Why Resilient Supply Chains Handle Energy Shocks Better

The countries and companies best positioned for this crisis will likely share one trait: they built resilience before the shock. They will have more diverse energy sources, better storage, stronger supplier visibility, more efficient logistics, and less dependence on one exposed route or one fragile input.

The EIA gives one useful example from the United States. U.S. LNG terminals already run at high utilization, with exports at an estimated 17.9 Bcf/d in March, the second-highest monthly volume after December 2025’s 18.4 Bcf/d record.

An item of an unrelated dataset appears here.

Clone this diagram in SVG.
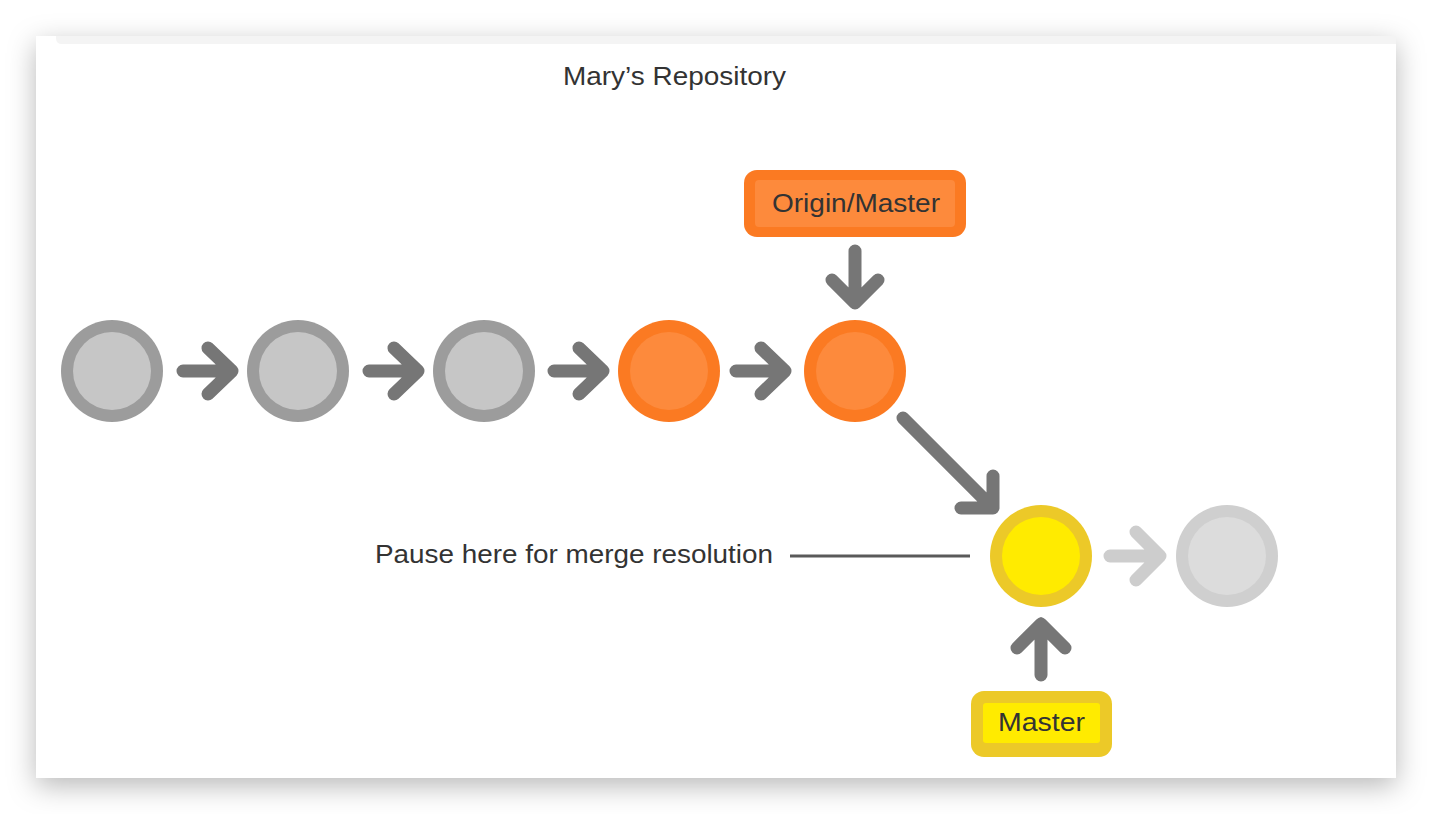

That limits how much extra U.S. LNG can replace missing global supply in the short run.

So resilience does not mean one country or supplier can instantly fill every gap. It means a system has options before panic arrives. Energy efficiency, diversified sourcing, transparent procurement, and reliable logistics carry practical value because they reduce exposure to sudden scarcity.

What the Crisis Reveals About Sustainability Under Pressure

The clearest lesson is sober: price shocks make sustainability more important and harder to maintain at the same time. The long-term case grows stronger because volatile fuel routes and concentrated supply chains create economic risk. The short-term politics grow harder because households, companies, and governments want relief now.

Humanitarian logistics show the pressure in its harshest form. Reuters reports that the cost of moving 2,018 metric tons of relief items from Dubai to Sudan and neighboring Chad more than doubled, rising from $927,000 to $1.87 million, after the Iran crisis disrupted shipping and raised fuel and insurance costs. UNHCR also said war-risk insurance premiums for Gulf transits reached an estimated 0.5% to 1.5% of cargo value.

Ordinary households experience the same structure less visibly. Costs move through energy, fertilizer, food, freight, packaging, manufacturing, and credit. The final price may look like a grocery problem, a utility problem, or a school-supply problem, but the pressure often began far upstream.

That is why the Hormuz crisis offers such a serious test for sustainability standards. Calm periods can hide weak assumptions. Cheap energy can hide inefficient logistics. Stable shipping lanes can hide risky sourcing. Low inflation can hide the cost of weak verification.

Crisis removes those cushions.

A brittle economy treats sustainability as an upgrade for good times. A more resilient economy builds it into the systems that keep goods moving, prices steadier, and standards intact when shortcuts become tempting.